Всеславянский комитет, созданный во время войны, первым начал устраивать для нас банкеты и приемы. Но любому, а не только коммунисту бросилась бы в глаза его искусственность и незначительность. Он был вывеской и служил лишь пропаганде, но даже в этом качестве его роль была ограниченной. Цели его тоже не были вполне ясны: в комитет входили главным образом коммунисты из славянских стран – эмигранты в Москве; идеи всеславянской солидарности были им совершенно чужды. Все без слов понимали, что должны оживить нечто давно отошедшее в прошлое и хотя бы парализовать антисоветские панславянские течения, если уж не удается сгруппировать славян вокруг России как коммунистической страны.
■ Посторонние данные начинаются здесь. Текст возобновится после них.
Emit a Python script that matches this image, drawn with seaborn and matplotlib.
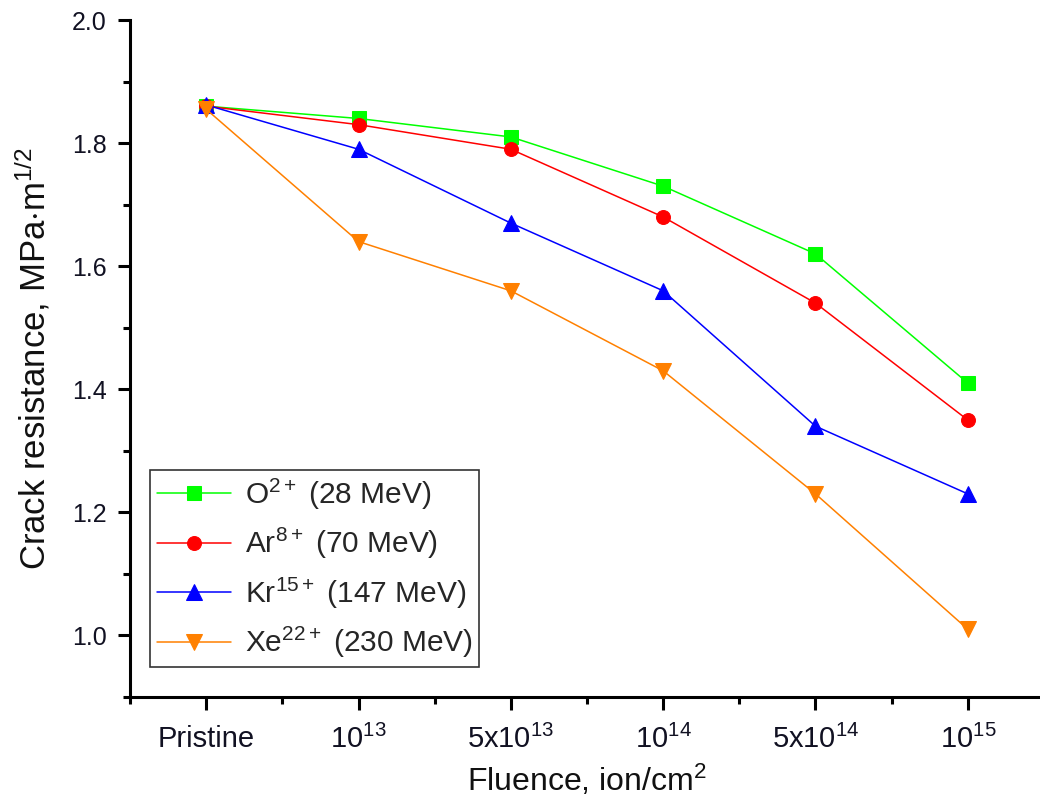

Руководили комитетом мелкие люди. Председатель генерал Гундоров был преждевременно состарившимся, узким во взглядах человеком, с ним невозможно было серьезно говорить даже по вопросам показной славянской солидарности. Секретарь комитета Мочалов обладал большим авторитетом, так как был близок к органам госбезопасности, – при склонности к бахвальству ему это плохо удавалось скрывать. И Гундоров, и Мочалов были офицерами Красной Армии, обнаружившими свою непригодность на фронте, – у обоих чувствовалась скрытая подавленность людей, пониженных в должности и назначенных на чуждую им работу. Только секретарь Назарова, щербатая и чересчур любезная, проявляла что-то напоминавшее любовь к славянам и сочувствие к их страданиям, несмотря на то, что и ее деятельность – как выяснилось уже потом в Югославии – направлялась органами советской разведки.

Во Всеславянском комитете много ели, больше пили, а больше всего – говорили. Длинные и пустые застольные речи были по содержанию примерно такими же, как в царские времена, а по форме, конечно, менее красивыми. По правде сказать, меня уже тогда удивляло отсутствие каких бы то ни было свежих всеславянских идей. Соответствующим было и здание комитета – подражание барокко или чему-то в этом роде посреди современного города.